= Dianna Fuemana =

New Zealand Pacific writer, director and performer

Dianna Fuemana (born 1973) is a New Zealand writer, director and performer. She writes for theatre and screen. Her solo play Mapaki was the first that brought a New Zealand-born Niue perspective to the professional stage. In 2008 Fuemana won the Pacific Innovation and Excellence Award, at the Creative New Zealand Arts Pasifika Awards. Fuemana was one of nine women writer-directors of the 2019 feature film Vai.

== Biography ==
Dianna Fuemana was born in New Zealand in 1973 and is one of seven children. Her mother is American Samoan and her father Togavale is Niuean. She is a cousin of singer Pauly Fuemana.

When she was a child she acted in church plays in her community. She went to Henderson High School in Auckland. During her time there, she attended a short course in performing arts run by Cath Cardiff and Jay Laga'aia.
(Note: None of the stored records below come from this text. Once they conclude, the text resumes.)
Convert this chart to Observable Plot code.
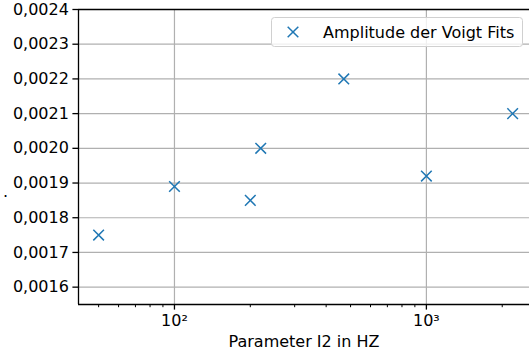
<!DOCTYPE html>
<html>
<head>
<meta charset="utf-8">
<script src="https://cdn.jsdelivr.net/npm/d3@7"></script>
<script src="https://cdn.jsdelivr.net/npm/@observablehq/plot@0.6"></script>
<style>
  body { margin: 0; background: #fff; }
  #chart svg { font-family: "DejaVu Sans", sans-serif; }
</style>
</head>
<body>
<div id="chart"></div>
<script>
const frequencies = [50, 100, 200, 220, 470, 1000, 2200];
const amplitudes = [0.00175, 0.00189, 0.00185, 0.00200, 0.00220, 0.00192, 0.00210];
const yTicks = [0.0016, 0.0017, 0.0018, 0.0019, 0.0020, 0.0021, 0.0022, 0.0023, 0.0024];
const xMajor = [100, 1000];
const xMinor = [50, 60, 70, 80, 90, 200, 300, 400, 500, 600, 700, 800, 900, 2000];
const seriesName = "Amplitude der Voigt Fits";
const xLabel = "Parameter I2 in HZ";
const yLabel = ".";

const data = frequencies.map((f, i) => ({f, a: amplitudes[i]}));
const fmtY = d => d.toFixed(4).replace(".", ",");
const sup = {"2": "²", "3": "³"};
const fmtX = d => "10" + sup[String(Math.round(Math.log10(d)))];

const xDomain = [41.6, 2566];
const yDomain = [0.00155, 0.0024];

const chart = Plot.plot({
  width: 529,
  height: 356,
  marginLeft: 78,
  marginRight: 0,
  marginTop: 9,
  marginBottom: 52,
  style: {fontSize: "16px", fontFamily: "DejaVu Sans, sans-serif", color: "#000", background: "#fff"},
  x: {type: "log", domain: xDomain},
  y: {domain: yDomain},
  marks: [
    Plot.gridY(yTicks, {stroke: "#b0b0b0", strokeOpacity: 1, strokeWidth: 1.2}),
    Plot.gridX(xMajor, {stroke: "#b0b0b0", strokeOpacity: 1, strokeWidth: 1.2}),
    Plot.axisY({ticks: yTicks, tickFormat: fmtY, tickSize: 5.6, tickPadding: 4, strokeWidth: 1.3,
      fontSize: 16, label: null}),
    Plot.axisX({ticks: xMajor, tickFormat: fmtX, tickSize: 5.6, tickPadding: 5, strokeWidth: 1.3,
      fontSize: 16, label: xLabel, labelAnchor: "center", labelArrow: "none", labelOffset: 42}),
    Plot.axisX({ticks: xMinor, tickFormat: () => "", tickSize: 3.2, strokeWidth: 1, label: null}),
    Plot.ruleX([xDomain[0]], {stroke: "#000", strokeWidth: 1.3}),
    Plot.ruleY([yDomain[0], yDomain[1]], {stroke: "#000", strokeWidth: 1.3}),
    Plot.dot(data, {x: "f", y: "a", symbol: "times", r: 4.9, stroke: "#1f77b4", strokeWidth: 1.5})
  ]
});
document.getElementById("chart").appendChild(chart);

const svg = d3.select(chart);
// y label
svg.append("text").attr("x", 3).attr("y", 197)
  .attr("text-anchor", "start").attr("font-size", 16).text(yLabel);
// legend box
const lg = svg.append("g").attr("font-family", "DejaVu Sans, sans-serif").attr("text-anchor", "start");
lg.append("rect").attr("x", 271.5).attr("y", 17.5).attr("width", 251).attr("height", 29)
  .attr("rx", 3).attr("fill", "#fff").attr("fill-opacity", 0.8).attr("stroke", "#d0d0d0");
lg.append("path").attr("d", d3.symbol(d3.symbolTimes, Math.PI * 4.9 * 4.9)())
  .attr("transform", "translate(293,32)").attr("fill", "none").attr("stroke", "#1f77b4").attr("stroke-width", 1.5);
lg.append("text").attr("x", 323).attr("y", 32).attr("dy", "0.35em").attr("font-size", 16).text(seriesName);
</script>
</body>
</html>
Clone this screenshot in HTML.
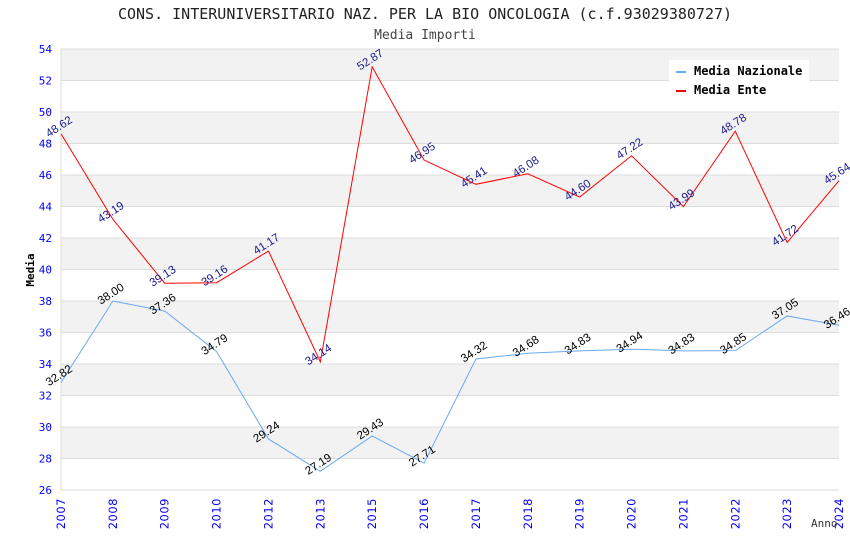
<!DOCTYPE html>
<html><head><meta charset="utf-8"><style>
body{margin:0;background:#fff}
svg{display:block;font-family:"DejaVu Sans Mono","Liberation Mono",monospace}
</style></head><body>
<svg id="c" width="850" height="550" xmlns="http://www.w3.org/2000/svg">
<text x="425" y="19" text-anchor="middle" font-size="15" fill="#222">CONS. INTERUNIVERSITARIO NAZ. PER LA BIO ONCOLOGIA (c.f.93029380727)</text>
<text x="425" y="39" text-anchor="middle" font-size="13" fill="#444">Media Importi</text>
<g id="bands"></g><g id="grid"></g><g id="yt"></g><g id="xt"></g><g id="lines"></g><g id="labels"></g>
<text x="34" y="270" transform="rotate(-90 34 270)" text-anchor="middle" font-size="11" font-weight="bold" fill="#000">Media</text>
<text x="811" y="527" font-size="11" fill="#333">Anno</text>
<g>
<rect x="669" y="60" width="140" height="42" fill="#fff"/>
<rect x="676" y="71" width="10" height="2" fill="#6aaaf0"/>
<text x="694" y="75" font-size="12" font-weight="bold" fill="#000">Media Nazionale</text>
<rect x="676" y="90" width="10" height="2" fill="#f00"/>
<text x="694" y="94" font-size="12" font-weight="bold" fill="#000">Media Ente</text>
</g>
</svg>
<script>
const categories=["2007","2008","2009","2010","2012","2013","2015","2016","2017","2018","2019","2020","2021","2022","2023","2024"];
const nazionale=[32.82,38.00,37.36,34.79,29.24,27.19,29.43,27.71,34.32,34.68,34.83,34.94,34.83,34.85,37.05,36.46];
const ente=[48.62,43.19,39.13,39.16,41.17,34.14,52.87,46.95,45.41,46.08,44.60,47.22,43.99,48.78,41.72,45.64];
const yTicks=[26,28,30,32,34,36,38,40,42,44,46,48,50,52,54];
const NS="http://www.w3.org/2000/svg";
const L=61,R=839,T=49,B=490,yMin=26,yMax=54;
const x=i=>L+(R-L)*i/(categories.length-1);
const y=v=>B-(v-yMin)/(yMax-yMin)*(B-T);
function mk(t,a,p){const e=document.createElementNS(NS,t);for(const k in a)e.setAttribute(k,a[k]);document.getElementById(p).appendChild(e);return e;}
for(let i=0;i<yTicks.length-1;i++){
 if(i%2===1){const r=mk('rect',{x:L,y:y(yTicks[i+1]),width:R-L,height:y(yTicks[i])-y(yTicks[i+1]),fill:'#f2f2f2'},'bands');
 
 }
}
yTicks.forEach(v=>{
 const g=mk('line',{x1:L,x2:R,y1:y(v),y2:y(v),stroke:'#ddd','stroke-width':1},'grid');
 
 
 const t=mk('text',{x:52,y:y(v)+4,'text-anchor':'end','font-size':11,fill:'#00f'},'yt');t.textContent=v;
 
 
});
mk('line',{x1:L,x2:L,y1:T,y2:B,stroke:'#ddd'},'grid');
categories.forEach((c,i)=>{
 const t=mk('text',{x:x(i)+4,y:498,'text-anchor':'end','font-family':'DejaVu Sans, sans-serif','font-size':11.5,'letter-spacing':0.5,fill:'#00f',transform:`rotate(-90 ${x(i)+4} 498)`},'xt');t.textContent=c;
 
 
});
function series(d,color,lc,name){
 const p=mk('polyline',{points:d.map((v,i)=>x(i)+','+y(v)).join(' '),fill:'none',stroke:color,'stroke-width':1},'lines');
 
 
 d.forEach((v,i)=>{
  const px=x(i),py=y(v)-4;
  const t=mk('text',{x:px,y:py,'text-anchor':'middle','font-family':'Liberation Sans, sans-serif','font-size':11.5,fill:lc,transform:`rotate(-33 ${px} ${py})`},'labels');
  t.textContent=v.toFixed(2);
  
  
 });
}
series(nazionale,'#6aaaf0','#000','media-nazionale');
series(ente,'#f00','#1a1a8c','media-ente');
</script>
</body></html>
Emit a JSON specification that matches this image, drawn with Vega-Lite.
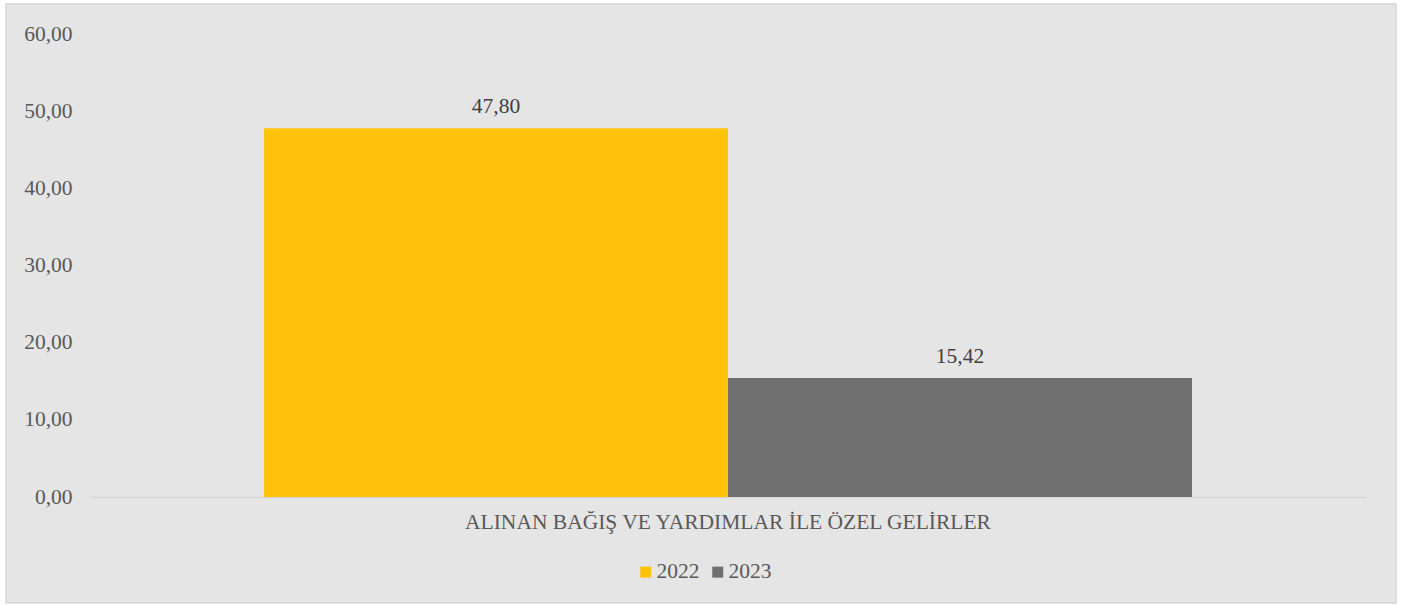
{
  "$schema": "https://vega.github.io/schema/vega-lite/v6.json",
  "width": 1390,
  "height": 599,
  "autosize": {"type": "none"},
  "padding": {"left": 6, "top": 4, "right": 17, "bottom": 2},
  "background": "white",
  "config": {
    "locale": {"number": {"decimal": ",", "thousands": ".", "grouping": [3], "currency": ["", " TL"]}},
    "view": {"fill": "#e5e5e5", "stroke": "#d6d6d6", "strokeWidth": 1.5},
    "font": "Liberation Serif",
    "axis": {"labelFont": "Liberation Serif", "labelColor": "#595959", "labelFontSize": 21.5, "title": null},
    "legend": {"labelFont": "Liberation Serif", "labelColor": "#595959", "labelFontSize": 21.5}
  },
  "data": {
    "values": [
      {"kategori": "ALINAN BAĞIŞ VE YARDIMLAR İLE ÖZEL GELİRLER", "yil": "2022", "deger": 47.80},
      {"kategori": "ALINAN BAĞIŞ VE YARDIMLAR İLE ÖZEL GELİRLER", "yil": "2023", "deger": 15.42}
    ]
  },
  "encoding": {
    "x": {
      "field": "kategori", "type": "nominal",
      "scale": {"range": [84, 1360], "paddingInner": 0, "paddingOuter": 0.1875},
      "axis": {"orient": "bottom", "offset": -106, "labelAngle": 0, "ticks": false, "domainColor": "#d6d6d6", "domainWidth": 1.5, "labelPadding": 14, "labelLimit": 1000}
    },
    "xOffset": {"field": "yil", "type": "nominal", "scale": {"paddingInner": 0, "paddingOuter": 0}},
    "y": {
      "field": "deger", "type": "quantitative",
      "scale": {"domain": [0, 60], "range": [493, 30], "nice": false},
      "axis": {"values": [0, 10, 20, 30, 40, 50, 60], "format": ".2f", "grid": false, "domain": false, "ticks": false, "tickSize": 0, "labelPadding": 0, "offset": -66}
    }
  },
  "layer": [
    {
      "mark": {"type": "bar"},
      "encoding": {
        "color": {
          "field": "yil", "type": "nominal",
          "scale": {"domain": ["2022", "2023"], "range": ["#ffc20a", "#6f6f6f"]},
          "legend": {"title": null, "orient": "none", "direction": "horizontal", "legendX": 629, "legendY": 557, "padding": 0, "symbolType": "square", "symbolSize": 121, "symbolStrokeWidth": 0, "labelOffset": 0, "columnPadding": 7}
        }
      }
    },
    {
      "mark": {"type": "text", "baseline": "alphabetic", "dy": -15, "fontSize": 21.5, "color": "#404040", "font": "Liberation Serif"},
      "encoding": {
        "text": {"field": "deger", "type": "quantitative", "format": ".2f"}
      }
    }
  ]
}
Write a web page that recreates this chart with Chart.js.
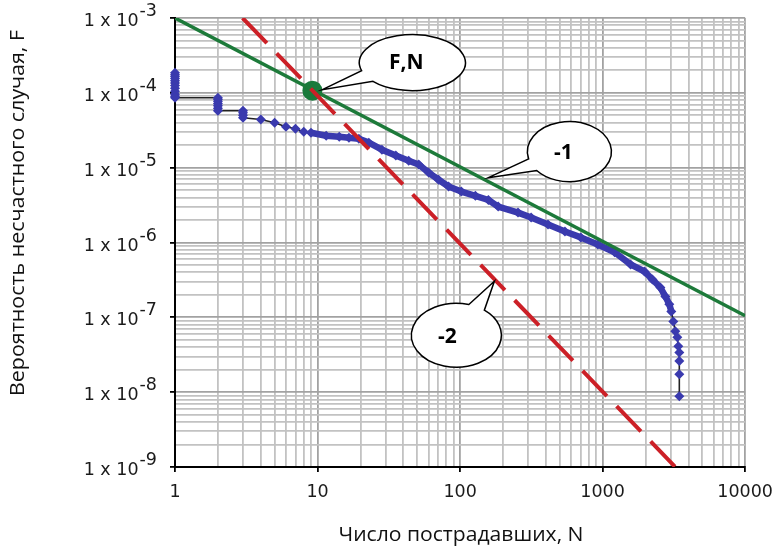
<!DOCTYPE html>
<html><head><meta charset="utf-8">
<script src="https://cdn.jsdelivr.net/npm/chart.js@4"></script>
<style>html,body{margin:0;padding:0;background:#fff;}#wrap{width:783px;height:547px;position:relative;}</style>
</head><body><div id="wrap"><canvas id="c" width="783" height="547"></canvas></div>
<script>
// ---- data ----
const curveN = [1,1,1,1,1,1,1,1,1,1,1,1,
  2,2,2,2,2,2,2,
  3,3,3,3,
  4,5,6,7,8,9,11.5,14.2,16.6,19.5,22.9,28.3,35.4,43.6,51.3,60.1,70.6,83,102,128,158,185,255,315,414,544,703,925,1214,1570,1968,2237,2543,2757,2938,3034,3133,3236,3342,3396,3452,3452,3452,3452];
const curveF = [1.85e-4,1.75e-4,1.65e-4,1.55e-4,1.45e-4,1.35e-4,1.25e-4,1.15e-4,1.05e-4,9.6e-5,9.0e-5,8.6e-5,
  8.6e-5,8.2e-5,7.7e-5,7.2e-5,6.7e-5,6.2e-5,5.75e-5,
  5.75e-5,5.4e-5,5.0e-5,4.65e-5,
  4.4e-5,3.98e-5,3.52e-5,3.31e-5,3.02e-5,2.93e-5,2.67e-5,2.59e-5,2.51e-5,2.44e-5,2.16e-5,1.74e-5,1.45e-5,1.24e-5,1.1e-5,8.6e-6,6.9e-6,5.6e-6,4.8e-6,4.2e-6,3.7e-6,3.02e-6,2.51e-6,2.16e-6,1.74e-6,1.4e-6,1.17e-6,9.4e-7,7.4e-7,5.1e-7,4.1e-7,3.2e-7,2.5e-7,1.9e-7,1.49e-7,1.2e-7,8.8e-8,6.5e-8,5.4e-8,4.1e-8,3.4e-8,2.6e-8,1.74e-8,8.85e-9];
const slope1N = [1, 10000];
const slope1F = [1e-3, 1.05e-7];
const slope2N = [2.98, 3236];
const slope2F = [1e-3, 1e-9];
const markN = [9.2];
const markF = [1.07e-4];
const xTickValues = [1, 10, 100, 1000, 10000];
const xTickLabels = ['1', '10', '100', '1000', '10000'];
const yTickExponents = [-3, -4, -5, -6, -7, -8, -9];
const yTickBase = '1 x 10';
const xTitle = 'Число пострадавших, N';
const yTitle = 'Вероятность несчастного случая, F';
const calloutTexts = ['F,N', '-1', '-2'];
const calloutAnchorN = [9.2, 158, 174];

// ---- styling ----
const BLUE = '#3a3aae', GREEN = '#1d7a3a', RED = '#cc2027';
const isMajor = v => Math.abs(Math.log10(v) - Math.round(Math.log10(v))) < 1e-9;
function logTicks(minE, maxE) {
  const t = [];
  for (let e = minE; e < maxE; e++) for (let k = 1; k <= 9; k++) t.push({value: k * Math.pow(10, e)});
  t.push({value: Math.pow(10, maxE)});
  return t;
}
function lineF(Ns, Fs, n) {
  const a = Math.log10(Ns[0]), b = Math.log10(Ns[1]);
  const fa = Math.log10(Fs[0]), fb = Math.log10(Fs[1]);
  return Math.pow(10, fa + (fb - fa) * (Math.log10(n) - a) / (b - a));
}
const pts = (Ns, Fs) => Ns.map((n, i) => ({x: n, y: Fs[i]}));
const dense = ctx => ctx.p0.parsed.x >= 9 && ctx.p1.parsed.x <= 3034 && ctx.p0.parsed.x !== ctx.p1.parsed.x;

const callouts = [
  {anchor: () => [markN[0], markF[0]], tip: [10, -1], c: [100, -28], rx: 53, ry: 28, a: [-50, 8], b: [-40, 19], t: [-6, 0]},
  {anchor: () => [calloutAnchorN[1], lineF(slope1N, slope1F, calloutAnchorN[1])], tip: [0, -4], c: [81, -30], rx: 42, ry: 30, a: [-39, 7], b: [-33, 19], t: [-6, 1]},
  {anchor: () => [calloutAnchorN[2], lineF(slope2N, slope2F, calloutAnchorN[2])], tip: [0, 2], c: [-38, 56], rx: 45, ry: 32, a: [13, -32], b: [29, -26], t: [-9, 2]}
];

const decor = {
  id: 'decor',
  afterDatasetsDraw(chart) {
    const ctx = chart.ctx, xs = chart.scales.x, ys = chart.scales.y;
    ctx.save();
    callouts.forEach((co, i) => {
      const [n, f] = co.anchor();
      const ax = xs.getPixelForValue(n), ay = ys.getPixelForValue(f);
      const cx = ax + co.c[0], cy = ay + co.c[1];
      const tx = ax + co.tip[0], ty = ay + co.tip[1];
      const tA = Math.atan2(co.a[1] / co.ry, co.a[0] / co.rx);
      const tB = Math.atan2(co.b[1] / co.ry, co.b[0] / co.rx);
      let d = tB - tA; while (d > Math.PI) d -= 2 * Math.PI; while (d < -Math.PI) d += 2 * Math.PI;
      ctx.beginPath();
      ctx.moveTo(tx, ty);
      ctx.lineTo(cx + co.rx * Math.cos(tA), cy + co.ry * Math.sin(tA));
      ctx.ellipse(cx, cy, co.rx, co.ry, 0, tA, tB, d > 0);
      ctx.closePath();
      ctx.fillStyle = '#fff'; ctx.fill();
      ctx.lineWidth = 1.5; ctx.strokeStyle = '#000'; ctx.lineJoin = 'miter'; ctx.stroke();
      ctx.fillStyle = '#000';
      ctx.font = 'bold 21px "Open Sans", "Noto Sans", sans-serif';
      ctx.textAlign = 'center'; ctx.textBaseline = 'middle';
      ctx.fillText(calloutTexts[i], cx + co.t[0], cy + co.t[1]);
    });
    ctx.restore();
  },
  afterDraw(chart) {
    const ctx = chart.ctx, ys = chart.scales.y;
    ctx.save();
    ctx.fillStyle = '#1a1a1a';
    ctx.font = '17.5px "DejaVu Sans", sans-serif';
    ctx.textBaseline = 'alphabetic';
    yTickExponents.forEach(e => {
      const y = ys.getPixelForValue(Math.pow(10, e));
      const ex = String(e);
      const ew = ctx.measureText(ex).width;
      const right = 157;
      ctx.textAlign = 'right';
      ctx.fillText(ex, right, y - 2);
      ctx.fillText(yTickBase, right - ew - 1, y + 8);
    });
    // axis titles
    ctx.fillStyle = '#111';
    ctx.font = '19.5px "Open Sans", "Noto Sans", sans-serif';
    ctx.textAlign = 'center';
    let w = ctx.measureText(xTitle).width;
    ctx.save(); ctx.translate(461, 541); ctx.scale(245 / w, 1); ctx.fillText(xTitle, 0, 0); ctx.restore();
    w = ctx.measureText(yTitle).width;
    ctx.save(); ctx.translate(24, 213); ctx.rotate(-Math.PI / 2); ctx.scale(366 / w, 1); ctx.fillText(yTitle, 0, 0); ctx.restore();
    ctx.restore();
  }
};

const gridOpts = {
  color: c => (c.tick && isMajor(c.tick.value)) ? '#a2a2a2' : '#c2c2c2',
  lineWidth: 1.8,
  tickColor: c => (c.tick && isMajor(c.tick.value)) ? '#000' : 'rgba(0,0,0,0)',
  tickLength: 5,
  drawTicks: true
};

new Chart(document.getElementById('c'), {
  type: 'scatter',
  data: {
    datasets: [
      {label: 'slope -2', data: pts(slope2N, slope2F), showLine: true, borderColor: RED, borderWidth: 4, borderDash: [35, 14], pointRadius: 0, borderCapStyle: 'butt'},
      {label: 'slope -1', data: pts(slope1N, slope1F), showLine: true, borderColor: GREEN, borderWidth: 3.5, pointRadius: 0},
      {label: 'F,N', data: pts(markN, markF), showLine: false, pointRadius: 10, pointBackgroundColor: '#1a7a3c', pointBorderWidth: 0, clip: false},
      {label: 'F-N curve', data: pts(curveN, curveF), showLine: true, borderColor: '#222', borderWidth: 1.5,
        pointStyle: 'rectRot', pointRadius: 5, pointBackgroundColor: BLUE, pointBorderWidth: 0, clip: 8,
        borderJoinStyle: 'round', borderCapStyle: 'round',
        segment: {borderColor: c => dense(c) ? BLUE : '#222', borderWidth: c => dense(c) ? 6.5 : 1.6}}
    ]
  },
  options: {
    responsive: false, animation: false, devicePixelRatio: 1,
    layout: {padding: {left: 0, top: 18, right: 35, bottom: 0}},
    plugins: {legend: {display: false}, tooltip: {enabled: false}},
    scales: {
      x: {
        type: 'logarithmic', min: 1, max: 10000, position: 'bottom',
        afterBuildTicks: s => { s.ticks = logTicks(0, 4); },
        afterFit: s => { s.height = 80; },
        grid: gridOpts,
        border: {color: '#000', width: 2},
        ticks: {autoSkip: false, maxRotation: 0, padding: 10, color: '#1a1a1a',
          font: {family: '"DejaVu Sans", sans-serif', size: 17.5},
          callback: v => { const i = xTickValues.findIndex(t => Math.abs(t - v) < 1e-6 * t); return i >= 0 ? xTickLabels[i] : ''; }}
      },
      y: {
        type: 'logarithmic', min: 1e-9, max: 1e-3, position: 'left',
        afterBuildTicks: s => { s.ticks = logTicks(-9, -3); },
        afterFit: s => { s.width = 175; },
        grid: gridOpts,
        border: {color: '#000', width: 2},
        ticks: {display: false, autoSkip: false}
      }
    }
  },
  plugins: [decor]
});
</script></body></html>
In 2005 she graduated with honours with a Master of Creativity and Performing Arts from Auckland University.

== Career ==
In 1997, Fuemana was one of three actors in the play Frangipani Perfume written by Makerita Urale.

Two years later, Fuemana wrote and performed in her own play, a solo show called Mapaki. For this she was nominated at the Chapman Tripp Theatre Awards for Outstanding New Writer and Best Upcoming Actress of the Year. After being performed in New Zealand Mapaki toured across the United States and in Athens, Greece. Fuemana's father wrote the song that opens her play Mapaki. Her father died in 2000 and she dedicated the Auckland season of Mapaki to him.

Feumana had a residency in 2006 at the Pangea World Theater in Minneapolis, USA. During that time she wrote the play Falemalma.

Her screen work includes writing and directing the short film Sunday Fun Day, which premiered at the New Zealand International Film Festival and includes the perspective of a transgender teenager and a solo mother. She says of Sunday Fun Day:
This story came from the feeling of "vulnerability," as a mother raising teens. From my experience, teens don’t really understand vulnerability from a mother’s perspective. We have a load of films in New Zealand that focus on the child’s perspective but not from the strength and humor of a mother’s.Sunday Funday was screened at ImagineNATIVE Film Festival in 2017 and won an award.

Fuemana was one of nine writer-directors on the New Zealand Pacific Island feature film Vai released in 2019. In 2023 the film she co-wrote Mysterious Ways was released in New Zealand.

== Plays ==
- 1999 - Mapaki - writer and performer
- 2001 - Jingle Bells - writer
- 2004 - The Packer - writer. Presentations include New Zealand, Australia, Edinburgh Fringe Festival
- 2005 - My Mother Dreaming - writer
- 2006 - Falemalama - writer
- 2011 - Birds - writer. First performed 29 April 2011 at the Nuie Arts and Cultural Festival, directed by Fuemana and performed by Ali Foa'i.

== Screen ==

- 2017 - Sunday Fun Day - short film - writer and director
- 2019 - Vai - (2019) - film - writer/director - made in sections this film is also directed by eight other Pasifika women filmmakers: Sharon and Nicole Whippy, Becs Arahanga, Amberley Jo Aumua, Matasila Freshwater, Mīria George, 'Ofa-ki Guttenbeil-Likiliki and Marina Alofagia McCartney.
- 2023 - Mysterious Ways - feature film - co-writer
- Interrogation - TV - writer of episodes
- Good Hands - TV - writer of episodes

== Awards and residencies ==
In 2008 Feumana was awarded the Pacific Innovation and Excellence Award by Creative New Zealand in the Pasifika Arts Awards. Sunday Funday won the ImagineNATIVE Film and Media Arts Festival Sun Jury Prize in 2017.

== Personal ==
Fuemana has three children: a son and daughter from her first marriage, and a daughter with actor Jay Ryan.